Reproduce all the material exactly, minus any pictures it holds.

BEGIN Data section

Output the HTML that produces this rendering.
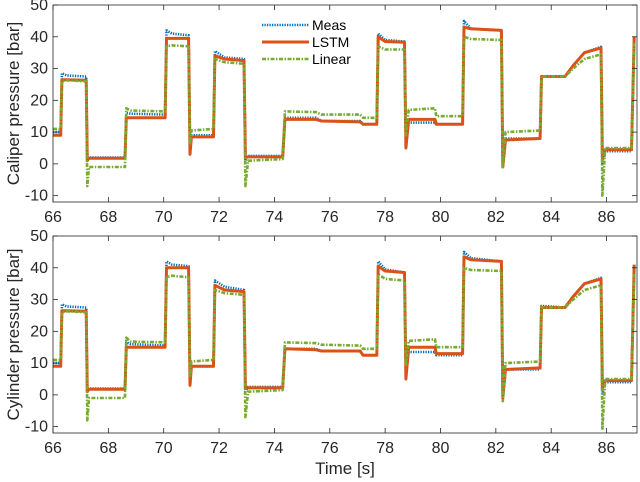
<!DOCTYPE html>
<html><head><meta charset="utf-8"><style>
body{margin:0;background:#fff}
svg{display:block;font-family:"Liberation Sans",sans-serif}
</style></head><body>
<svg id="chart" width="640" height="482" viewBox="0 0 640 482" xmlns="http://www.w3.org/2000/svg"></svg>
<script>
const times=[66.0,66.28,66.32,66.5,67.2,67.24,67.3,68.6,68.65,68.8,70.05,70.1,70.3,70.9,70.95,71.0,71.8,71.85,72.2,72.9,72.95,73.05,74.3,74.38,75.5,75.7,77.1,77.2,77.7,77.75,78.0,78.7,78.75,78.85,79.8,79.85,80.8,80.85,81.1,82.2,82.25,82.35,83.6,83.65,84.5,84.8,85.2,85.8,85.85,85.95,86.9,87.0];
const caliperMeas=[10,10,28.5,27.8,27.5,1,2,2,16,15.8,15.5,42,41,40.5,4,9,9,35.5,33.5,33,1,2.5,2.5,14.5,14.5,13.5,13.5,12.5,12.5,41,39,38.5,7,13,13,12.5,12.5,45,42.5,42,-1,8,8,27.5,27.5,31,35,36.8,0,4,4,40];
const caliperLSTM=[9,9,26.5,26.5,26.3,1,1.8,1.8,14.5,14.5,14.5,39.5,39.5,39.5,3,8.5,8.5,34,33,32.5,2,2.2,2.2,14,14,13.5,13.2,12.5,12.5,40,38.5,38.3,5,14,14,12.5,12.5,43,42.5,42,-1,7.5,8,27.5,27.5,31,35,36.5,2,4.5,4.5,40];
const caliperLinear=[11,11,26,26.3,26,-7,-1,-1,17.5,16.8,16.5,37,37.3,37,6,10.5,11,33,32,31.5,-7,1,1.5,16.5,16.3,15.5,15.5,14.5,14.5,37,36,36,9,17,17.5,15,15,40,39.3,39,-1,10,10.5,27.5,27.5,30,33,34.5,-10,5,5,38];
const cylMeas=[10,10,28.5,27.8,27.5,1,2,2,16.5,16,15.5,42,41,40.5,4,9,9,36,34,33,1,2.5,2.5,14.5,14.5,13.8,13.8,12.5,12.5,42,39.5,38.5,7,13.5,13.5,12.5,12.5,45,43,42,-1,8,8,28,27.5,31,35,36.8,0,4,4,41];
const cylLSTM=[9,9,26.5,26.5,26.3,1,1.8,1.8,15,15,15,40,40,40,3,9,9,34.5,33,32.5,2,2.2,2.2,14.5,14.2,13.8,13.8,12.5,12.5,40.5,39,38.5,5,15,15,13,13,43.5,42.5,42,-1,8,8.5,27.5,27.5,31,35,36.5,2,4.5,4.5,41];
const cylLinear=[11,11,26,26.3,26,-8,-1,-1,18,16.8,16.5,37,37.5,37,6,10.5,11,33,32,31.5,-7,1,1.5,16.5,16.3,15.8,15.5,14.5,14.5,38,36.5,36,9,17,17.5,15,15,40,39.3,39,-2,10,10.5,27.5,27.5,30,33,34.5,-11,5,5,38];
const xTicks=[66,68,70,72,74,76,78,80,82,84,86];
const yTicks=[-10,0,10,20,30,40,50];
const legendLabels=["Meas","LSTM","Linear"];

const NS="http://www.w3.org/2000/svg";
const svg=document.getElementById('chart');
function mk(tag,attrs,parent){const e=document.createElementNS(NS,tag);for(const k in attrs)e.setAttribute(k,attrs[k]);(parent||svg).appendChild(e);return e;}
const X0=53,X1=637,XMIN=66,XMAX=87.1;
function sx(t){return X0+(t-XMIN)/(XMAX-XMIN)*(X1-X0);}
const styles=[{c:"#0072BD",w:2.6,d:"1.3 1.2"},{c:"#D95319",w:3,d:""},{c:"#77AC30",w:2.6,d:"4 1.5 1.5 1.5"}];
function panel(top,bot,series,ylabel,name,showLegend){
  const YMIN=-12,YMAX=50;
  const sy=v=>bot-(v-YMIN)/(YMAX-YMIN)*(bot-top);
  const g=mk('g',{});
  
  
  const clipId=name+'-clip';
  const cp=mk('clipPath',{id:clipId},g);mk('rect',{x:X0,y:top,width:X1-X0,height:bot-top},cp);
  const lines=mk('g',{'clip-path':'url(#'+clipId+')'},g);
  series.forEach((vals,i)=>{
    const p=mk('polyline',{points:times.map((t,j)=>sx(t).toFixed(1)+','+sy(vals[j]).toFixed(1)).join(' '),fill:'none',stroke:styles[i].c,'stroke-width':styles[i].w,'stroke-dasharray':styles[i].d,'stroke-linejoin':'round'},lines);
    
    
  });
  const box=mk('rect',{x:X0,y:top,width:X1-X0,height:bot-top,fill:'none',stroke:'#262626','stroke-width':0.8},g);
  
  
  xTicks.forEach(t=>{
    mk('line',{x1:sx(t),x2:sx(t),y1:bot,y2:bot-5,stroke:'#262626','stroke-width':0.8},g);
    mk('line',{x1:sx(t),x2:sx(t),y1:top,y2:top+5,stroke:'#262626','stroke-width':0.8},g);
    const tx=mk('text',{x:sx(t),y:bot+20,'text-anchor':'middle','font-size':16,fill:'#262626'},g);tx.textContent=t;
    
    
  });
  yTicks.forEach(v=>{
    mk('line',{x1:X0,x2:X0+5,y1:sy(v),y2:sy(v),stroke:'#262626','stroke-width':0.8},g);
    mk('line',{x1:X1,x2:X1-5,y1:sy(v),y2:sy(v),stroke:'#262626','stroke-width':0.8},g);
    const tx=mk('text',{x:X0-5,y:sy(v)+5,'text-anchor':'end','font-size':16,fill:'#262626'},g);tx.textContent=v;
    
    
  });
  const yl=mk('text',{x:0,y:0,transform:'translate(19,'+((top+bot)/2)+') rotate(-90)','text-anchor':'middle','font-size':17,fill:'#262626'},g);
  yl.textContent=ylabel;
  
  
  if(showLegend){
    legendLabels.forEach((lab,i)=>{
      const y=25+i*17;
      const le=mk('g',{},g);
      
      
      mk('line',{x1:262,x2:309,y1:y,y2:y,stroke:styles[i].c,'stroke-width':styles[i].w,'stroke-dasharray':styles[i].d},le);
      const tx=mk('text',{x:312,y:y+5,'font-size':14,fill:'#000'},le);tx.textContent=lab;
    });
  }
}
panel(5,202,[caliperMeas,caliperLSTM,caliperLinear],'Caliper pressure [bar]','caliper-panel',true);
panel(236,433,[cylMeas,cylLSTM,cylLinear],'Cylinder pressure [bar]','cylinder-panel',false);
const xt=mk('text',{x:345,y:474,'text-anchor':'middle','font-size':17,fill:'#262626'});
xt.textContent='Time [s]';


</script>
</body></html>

END Data section

:: Output of the exercise ::
Output the HTML that produces this rendering.
<!DOCTYPE html>
<html><head><meta charset="utf-8"><style>
body{margin:0;background:#fff}
svg{display:block;font-family:"Liberation Sans",sans-serif}
</style></head><body>
<svg id="chart" width="640" height="482" viewBox="0 0 640 482" xmlns="http://www.w3.org/2000/svg"></svg>
<script>
const times=[66.0,66.28,66.32,66.5,67.2,67.24,67.3,68.6,68.65,68.8,70.05,70.1,70.3,70.9,70.95,71.0,71.8,71.85,72.2,72.9,72.95,73.05,74.3,74.38,75.5,75.7,77.1,77.2,77.7,77.75,78.0,78.7,78.75,78.85,79.8,79.85,80.8,80.85,81.1,82.2,82.25,82.35,83.6,83.65,84.5,84.8,85.2,85.8,85.85,85.95,86.9,87.0];
const caliperMeas=[10,10,28.5,27.8,27.5,1,2,2,16,15.8,15.5,42,41,40.5,4,9,9,35.5,33.5,33,1,2.5,2.5,14.5,14.5,13.5,13.5,12.5,12.5,41,39,38.5,7,13,13,12.5,12.5,45,42.5,42,-1,8,8,27.5,27.5,31,35,36.8,0,4,4,40];
const caliperLSTM=[9,9,26.5,26.5,26.3,1,1.8,1.8,14.5,14.5,14.5,39.5,39.5,39.5,3,8.5,8.5,34,33,32.5,2,2.2,2.2,14,14,13.5,13.2,12.5,12.5,40,38.5,38.3,5,14,14,12.5,12.5,43,42.5,42,-1,7.5,8,27.5,27.5,31,35,36.5,2,4.5,4.5,40];
const caliperLinear=[11,11,26,26.3,26,-7,-1,-1,17.5,16.8,16.5,37,37.3,37,6,10.5,11,33,32,31.5,-7,1,1.5,16.5,16.3,15.5,15.5,14.5,14.5,37,36,36,9,17,17.5,15,15,40,39.3,39,-1,10,10.5,27.5,27.5,30,33,34.5,-10,5,5,38];
const cylMeas=[10,10,28.5,27.8,27.5,1,2,2,16.5,16,15.5,42,41,40.5,4,9,9,36,34,33,1,2.5,2.5,14.5,14.5,13.8,13.8,12.5,12.5,42,39.5,38.5,7,13.5,13.5,12.5,12.5,45,43,42,-1,8,8,28,27.5,31,35,36.8,0,4,4,41];
const cylLSTM=[9,9,26.5,26.5,26.3,1,1.8,1.8,15,15,15,40,40,40,3,9,9,34.5,33,32.5,2,2.2,2.2,14.5,14.2,13.8,13.8,12.5,12.5,40.5,39,38.5,5,15,15,13,13,43.5,42.5,42,-1,8,8.5,27.5,27.5,31,35,36.5,2,4.5,4.5,41];
const cylLinear=[11,11,26,26.3,26,-8,-1,-1,18,16.8,16.5,37,37.5,37,6,10.5,11,33,32,31.5,-7,1,1.5,16.5,16.3,15.8,15.5,14.5,14.5,38,36.5,36,9,17,17.5,15,15,40,39.3,39,-2,10,10.5,27.5,27.5,30,33,34.5,-11,5,5,38];
const xTicks=[66,68,70,72,74,76,78,80,82,84,86];
const yTicks=[-10,0,10,20,30,40,50];
const legendLabels=["Meas","LSTM","Linear"];

const NS="http://www.w3.org/2000/svg";
const svg=document.getElementById('chart');
function mk(tag,attrs,parent){const e=document.createElementNS(NS,tag);for(const k in attrs)e.setAttribute(k,attrs[k]);(parent||svg).appendChild(e);return e;}
const X0=53,X1=637,XMIN=66,XMAX=87.1;
function sx(t){return X0+(t-XMIN)/(XMAX-XMIN)*(X1-X0);}
const styles=[{c:"#0072BD",w:2.6,d:"1.3 1.2"},{c:"#D95319",w:3,d:""},{c:"#77AC30",w:2.6,d:"4 1.5 1.5 1.5"}];
function panel(top,bot,series,ylabel,name,showLegend){
  const YMIN=-12,YMAX=50;
  const sy=v=>bot-(v-YMIN)/(YMAX-YMIN)*(bot-top);
  const g=mk('g',{});
  
  
  const clipId=name+'-clip';
  const cp=mk('clipPath',{id:clipId},g);mk('rect',{x:X0,y:top,width:X1-X0,height:bot-top},cp);
  const lines=mk('g',{'clip-path':'url(#'+clipId+')'},g);
  series.forEach((vals,i)=>{
    const p=mk('polyline',{points:times.map((t,j)=>sx(t).toFixed(1)+','+sy(vals[j]).toFixed(1)).join(' '),fill:'none',stroke:styles[i].c,'stroke-width':styles[i].w,'stroke-dasharray':styles[i].d,'stroke-linejoin':'round'},lines);
    
    
  });
  const box=mk('rect',{x:X0,y:top,width:X1-X0,height:bot-top,fill:'none',stroke:'#262626','stroke-width':0.8},g);
  
  
  xTicks.forEach(t=>{
    mk('line',{x1:sx(t),x2:sx(t),y1:bot,y2:bot-5,stroke:'#262626','stroke-width':0.8},g);
    mk('line',{x1:sx(t),x2:sx(t),y1:top,y2:top+5,stroke:'#262626','stroke-width':0.8},g);
    const tx=mk('text',{x:sx(t),y:bot+20,'text-anchor':'middle','font-size':16,fill:'#262626'},g);tx.textContent=t;
    
    
  });
  yTicks.forEach(v=>{
    mk('line',{x1:X0,x2:X0+5,y1:sy(v),y2:sy(v),stroke:'#262626','stroke-width':0.8},g);
    mk('line',{x1:X1,x2:X1-5,y1:sy(v),y2:sy(v),stroke:'#262626','stroke-width':0.8},g);
    const tx=mk('text',{x:X0-5,y:sy(v)+5,'text-anchor':'end','font-size':16,fill:'#262626'},g);tx.textContent=v;
    
    
  });
  const yl=mk('text',{x:0,y:0,transform:'translate(19,'+((top+bot)/2)+') rotate(-90)','text-anchor':'middle','font-size':17,fill:'#262626'},g);
  yl.textContent=ylabel;
  
  
  if(showLegend){
    legendLabels.forEach((lab,i)=>{
      const y=25+i*17;
      const le=mk('g',{},g);
      
      
      mk('line',{x1:262,x2:309,y1:y,y2:y,stroke:styles[i].c,'stroke-width':styles[i].w,'stroke-dasharray':styles[i].d},le);
      const tx=mk('text',{x:312,y:y+5,'font-size':14,fill:'#000'},le);tx.textContent=lab;
    });
  }
}
panel(5,202,[caliperMeas,caliperLSTM,caliperLinear],'Caliper pressure [bar]','caliper-panel',true);
panel(236,433,[cylMeas,cylLSTM,cylLinear],'Cylinder pressure [bar]','cylinder-panel',false);
const xt=mk('text',{x:345,y:474,'text-anchor':'middle','font-size':17,fill:'#262626'});
xt.textContent='Time [s]';


</script>
</body></html>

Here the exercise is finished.